Cenpower Meets Ministry of Energy as Ghana Enters a New Era of Power Sector Discipline
Cenpower Generation Company Limited paid a courtesy call to the Ministry of Energy and Green Transition, underscoring collaboration with Government to strengthen the electricity market. The discussions took place in the backdrop of cleared legacy debts, strict adherence to the Cash Waterfall Mechanism, as the government moves to boost domestic gas output and lower fuel costs—key steps toward more reliable and sustainable power generation.
Ministries Enclave, Accra | February 19, 2026 - The Minister for Energy and Green Transition, Hon. John Abdulai Jinapor, received a courtesy call from Cenpower Generation Company Limited, one of the country’s leading independent power producers. On the surface, it was a familiar industry engagement. In substance, it marked another waypoint in a broader effort to recalibrate the financial architecture of Ghana’s power sector.
According to the Minister, discussions were “fruitful and constructive,” centered on developments within the sector and avenues for continued collaboration in support of President John Dramani Mahama’s energy objectives. The Government’s stated vision is twofold and deliberately paired: an enduring, reliable power supply, underpinned by strict fiscal discipline and sector sustainability.
For a power sector long dogged by arrears, renegotiations and tariff sensitivities, that pairing matters.
From Arrears to Accountability
The courtesy call lands against the backdrop of what many have described as a power sector reckoning.
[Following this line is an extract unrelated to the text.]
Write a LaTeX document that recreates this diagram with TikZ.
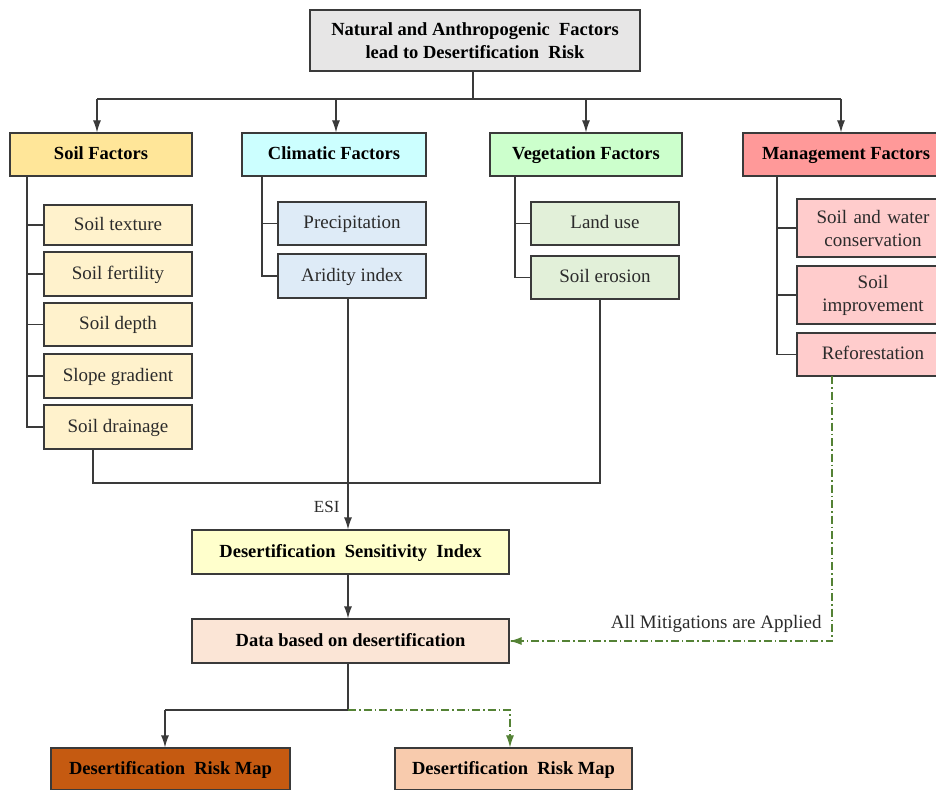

Earlier this year, Government announced the payment of approximately US$1.47 billion to settle a substantial portion of legacy energy sector debt, including obligations owed to independent power producers such as Cenpower.
For market watchers, the signal was clear. Clearing arrears is not merely housekeeping; it is a prerequisite for restoring creditworthiness across the value chain. Independent power producers depend on predictable cash flows to service debt, maintain plants and secure fuel. When payments stall, the entire system absorbs the strain.
The more consequential shift, however, lies in the rules now governing current payments.
The Cash Waterfall: Discipline by Design
A core component of the reset is strict adherence to the Cash Waterfall Mechanism, a structured payment framework designed to allocate sector revenues in a predefined order of priority.
In practical terms, the mechanism functions like a tiered distribution system. Revenues collected within the electricity market are “poured” into a central account and disbursed sequentially to key participants, based on agreed formulas. The objective is to ensure transparency, minimize discretion and reduce the accumulation of fresh arrears.
Under the current dispensation, officials have signaled a non-negotiable commitment to the mechanism. Payments are to follow the formula, not politics. For IPPs, including Cenpower, this reduces uncertainty around receivables. For Government, it imposes fiscal guardrails in a sector historically prone to slippages.
Industry sources indicate that early results are encouraging. More disciplined disbursements are easing liquidity pressures and helping stabilize operations across generation and fuel supply.
Lowering the Cost of Power at the Source
Financial order, however, is only one side of the ledger. The other is structural cost.
The Government has simultaneously outlined moves to increase domestic upstream gas output and reduce the unit cost of gas supplied to thermal power plants. Because a significant share of Ghana’s electricity is generated from gas-fired plants, the price of gas directly shapes the cost of power generation.
Reducing gas input costs does not eliminate all sector challenges. But it lowers the baseline from which tariffs, subsidies and payment obligations are calculated. In other words, cheaper gas upstream can translate into more resilient and predictable generation costs downstream.
For independent power producers, this offers dual relief: improved payment discipline on the revenue side and potentially lower fuel costs on the expenditure side.
Signaling to the Market
The Cenpower engagement, therefore, should be read less as a ceremonial visit and more as a strategic alignment session.
Independent power producers are central to Ghana’s generation mix. Their continued investment, maintenance cycles and financing structures depend on confidence in the regulatory and fiscal environment. Courtesy calls in this context serve as reassurance that policy direction and operational realities are not drifting apart.
For President Mahama’s administration, the calculus is equally pragmatic. Reliable power supply underpins industrial growth, investor sentiment and macroeconomic stability. But reliability purchased at the expense of fiscal sustainability simply postpones the problem.
The emerging approach attempts to reconcile both imperatives: pay down legacy debt, enforce disciplined revenue allocation, and attack structural cost drivers at the fuel level.
The Road Ahead
Skeptics will rightly note that Ghana’s power sector has seen reform attempts before. What differentiates this phase will be consistency. Strict adherence to the Cash Waterfall Mechanism must persist beyond initial momentum. Gas cost reductions must be durable, not episodic. And stakeholder engagement must translate into bankable outcomes.
For now, the signals are aligned. Cenpower’s courtesy call and the Minister’s emphasis on collaboration reflect a sector moving, cautiously, toward equilibrium.
In energy markets, credibility is built in installments. Ghana appears intent on paying this one on schedule.